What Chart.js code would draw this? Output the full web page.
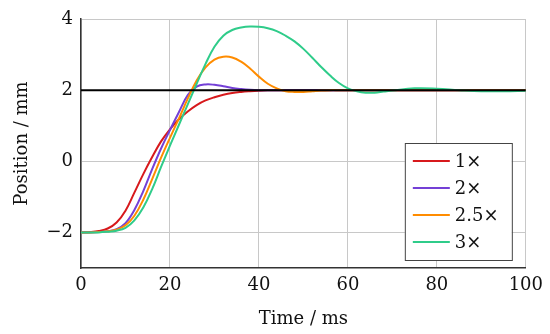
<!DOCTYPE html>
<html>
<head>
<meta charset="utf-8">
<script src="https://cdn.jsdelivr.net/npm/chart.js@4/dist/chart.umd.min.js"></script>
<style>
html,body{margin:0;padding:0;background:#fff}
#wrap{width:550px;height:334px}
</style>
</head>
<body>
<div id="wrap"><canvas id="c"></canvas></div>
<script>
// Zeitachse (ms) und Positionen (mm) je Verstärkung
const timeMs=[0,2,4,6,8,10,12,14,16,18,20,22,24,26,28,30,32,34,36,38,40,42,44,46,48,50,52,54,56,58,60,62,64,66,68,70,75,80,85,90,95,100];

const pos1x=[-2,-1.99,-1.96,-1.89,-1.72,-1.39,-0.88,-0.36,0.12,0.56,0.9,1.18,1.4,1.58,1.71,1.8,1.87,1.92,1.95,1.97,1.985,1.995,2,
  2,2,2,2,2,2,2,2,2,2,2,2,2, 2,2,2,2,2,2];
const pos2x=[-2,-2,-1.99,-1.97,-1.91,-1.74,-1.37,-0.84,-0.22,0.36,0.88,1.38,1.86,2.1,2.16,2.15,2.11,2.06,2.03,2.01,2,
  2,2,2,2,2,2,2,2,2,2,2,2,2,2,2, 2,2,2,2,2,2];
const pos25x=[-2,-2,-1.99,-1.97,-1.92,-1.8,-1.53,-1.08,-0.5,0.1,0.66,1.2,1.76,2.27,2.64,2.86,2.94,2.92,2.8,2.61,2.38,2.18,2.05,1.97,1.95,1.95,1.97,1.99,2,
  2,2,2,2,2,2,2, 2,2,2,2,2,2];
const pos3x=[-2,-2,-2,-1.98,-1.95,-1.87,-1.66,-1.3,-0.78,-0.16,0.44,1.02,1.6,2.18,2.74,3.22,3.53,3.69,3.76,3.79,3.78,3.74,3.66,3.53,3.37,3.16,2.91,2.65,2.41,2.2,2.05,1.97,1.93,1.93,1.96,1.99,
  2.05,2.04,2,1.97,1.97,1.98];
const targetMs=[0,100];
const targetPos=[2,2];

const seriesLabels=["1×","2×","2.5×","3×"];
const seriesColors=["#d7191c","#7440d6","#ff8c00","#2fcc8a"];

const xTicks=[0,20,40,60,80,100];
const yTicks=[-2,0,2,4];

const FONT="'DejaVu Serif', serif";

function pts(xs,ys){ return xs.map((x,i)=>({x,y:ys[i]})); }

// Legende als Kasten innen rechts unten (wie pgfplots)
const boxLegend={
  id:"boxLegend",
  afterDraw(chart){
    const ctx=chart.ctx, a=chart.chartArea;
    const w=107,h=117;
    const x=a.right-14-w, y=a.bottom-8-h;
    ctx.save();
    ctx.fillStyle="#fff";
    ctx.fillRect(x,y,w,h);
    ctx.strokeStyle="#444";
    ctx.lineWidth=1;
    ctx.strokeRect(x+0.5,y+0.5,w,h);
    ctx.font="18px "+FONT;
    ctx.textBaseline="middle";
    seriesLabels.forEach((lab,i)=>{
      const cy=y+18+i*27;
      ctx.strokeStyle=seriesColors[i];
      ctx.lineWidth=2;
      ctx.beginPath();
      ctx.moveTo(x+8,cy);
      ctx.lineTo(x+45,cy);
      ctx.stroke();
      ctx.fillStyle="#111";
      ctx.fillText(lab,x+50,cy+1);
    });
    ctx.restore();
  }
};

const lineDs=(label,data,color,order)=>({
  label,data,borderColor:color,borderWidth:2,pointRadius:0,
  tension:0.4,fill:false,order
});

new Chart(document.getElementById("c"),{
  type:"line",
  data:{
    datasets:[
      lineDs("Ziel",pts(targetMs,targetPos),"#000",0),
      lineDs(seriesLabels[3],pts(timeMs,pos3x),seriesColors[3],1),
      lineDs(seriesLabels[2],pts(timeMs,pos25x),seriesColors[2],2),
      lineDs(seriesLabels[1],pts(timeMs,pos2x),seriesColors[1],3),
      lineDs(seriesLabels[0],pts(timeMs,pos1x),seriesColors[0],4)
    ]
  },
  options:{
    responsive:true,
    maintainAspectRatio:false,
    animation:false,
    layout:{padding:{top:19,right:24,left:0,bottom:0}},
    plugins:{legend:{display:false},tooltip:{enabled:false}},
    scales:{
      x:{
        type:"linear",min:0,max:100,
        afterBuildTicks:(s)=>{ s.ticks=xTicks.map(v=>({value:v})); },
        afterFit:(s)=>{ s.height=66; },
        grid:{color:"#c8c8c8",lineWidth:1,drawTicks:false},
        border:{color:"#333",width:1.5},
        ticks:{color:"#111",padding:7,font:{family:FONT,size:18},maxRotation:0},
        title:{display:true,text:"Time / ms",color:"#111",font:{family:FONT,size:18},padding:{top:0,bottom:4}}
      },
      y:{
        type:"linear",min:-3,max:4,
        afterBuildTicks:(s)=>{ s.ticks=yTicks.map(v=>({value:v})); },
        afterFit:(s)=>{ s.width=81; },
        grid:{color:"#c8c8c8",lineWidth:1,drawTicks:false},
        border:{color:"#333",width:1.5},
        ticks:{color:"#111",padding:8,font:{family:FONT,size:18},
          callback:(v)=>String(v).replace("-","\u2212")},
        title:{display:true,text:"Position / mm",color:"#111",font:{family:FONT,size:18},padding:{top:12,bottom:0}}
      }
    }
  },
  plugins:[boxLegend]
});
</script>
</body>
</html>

***

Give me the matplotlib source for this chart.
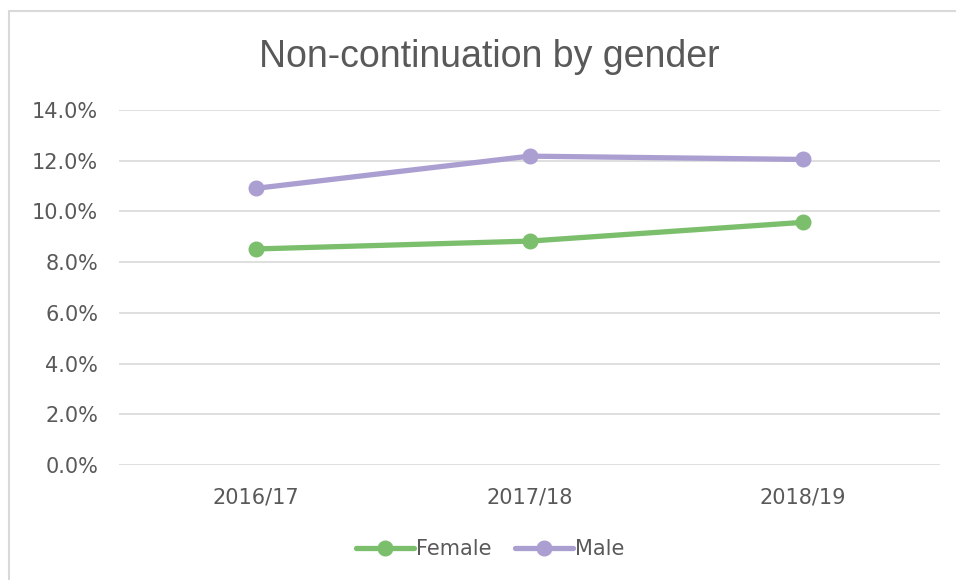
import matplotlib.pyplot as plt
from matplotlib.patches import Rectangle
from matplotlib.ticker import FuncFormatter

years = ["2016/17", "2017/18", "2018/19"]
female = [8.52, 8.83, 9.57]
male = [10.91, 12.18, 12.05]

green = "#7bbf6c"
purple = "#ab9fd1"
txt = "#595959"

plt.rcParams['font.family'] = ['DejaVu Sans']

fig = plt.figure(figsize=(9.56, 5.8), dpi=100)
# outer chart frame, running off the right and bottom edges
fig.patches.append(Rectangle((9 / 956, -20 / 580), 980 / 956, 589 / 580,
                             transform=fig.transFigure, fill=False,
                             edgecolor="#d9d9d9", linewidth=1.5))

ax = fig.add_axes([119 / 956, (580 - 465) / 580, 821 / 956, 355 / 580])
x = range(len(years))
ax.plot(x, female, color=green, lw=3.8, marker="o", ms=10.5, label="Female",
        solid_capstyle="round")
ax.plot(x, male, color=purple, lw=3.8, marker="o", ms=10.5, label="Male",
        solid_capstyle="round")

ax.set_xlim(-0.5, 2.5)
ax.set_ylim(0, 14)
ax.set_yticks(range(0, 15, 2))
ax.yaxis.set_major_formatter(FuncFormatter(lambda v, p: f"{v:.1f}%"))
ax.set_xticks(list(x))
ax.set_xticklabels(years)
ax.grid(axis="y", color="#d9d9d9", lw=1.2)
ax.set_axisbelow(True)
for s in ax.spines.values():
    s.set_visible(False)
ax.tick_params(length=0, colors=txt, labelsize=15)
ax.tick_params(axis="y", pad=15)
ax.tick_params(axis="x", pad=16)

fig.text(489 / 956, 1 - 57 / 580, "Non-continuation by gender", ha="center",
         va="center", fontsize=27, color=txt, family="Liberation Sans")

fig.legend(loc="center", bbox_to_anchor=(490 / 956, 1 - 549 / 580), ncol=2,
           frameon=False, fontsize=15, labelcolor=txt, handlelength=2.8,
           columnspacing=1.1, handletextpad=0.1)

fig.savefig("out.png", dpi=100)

***

» **Work to complete**:
Pull out all lines from the listing that contain the string "matplotlib".

» **Task answer**:
Give me the matplotlib source for this chart.
import matplotlib.pyplot as plt
from matplotlib.patches import Rectangle
from matplotlib.ticker import FuncFormatter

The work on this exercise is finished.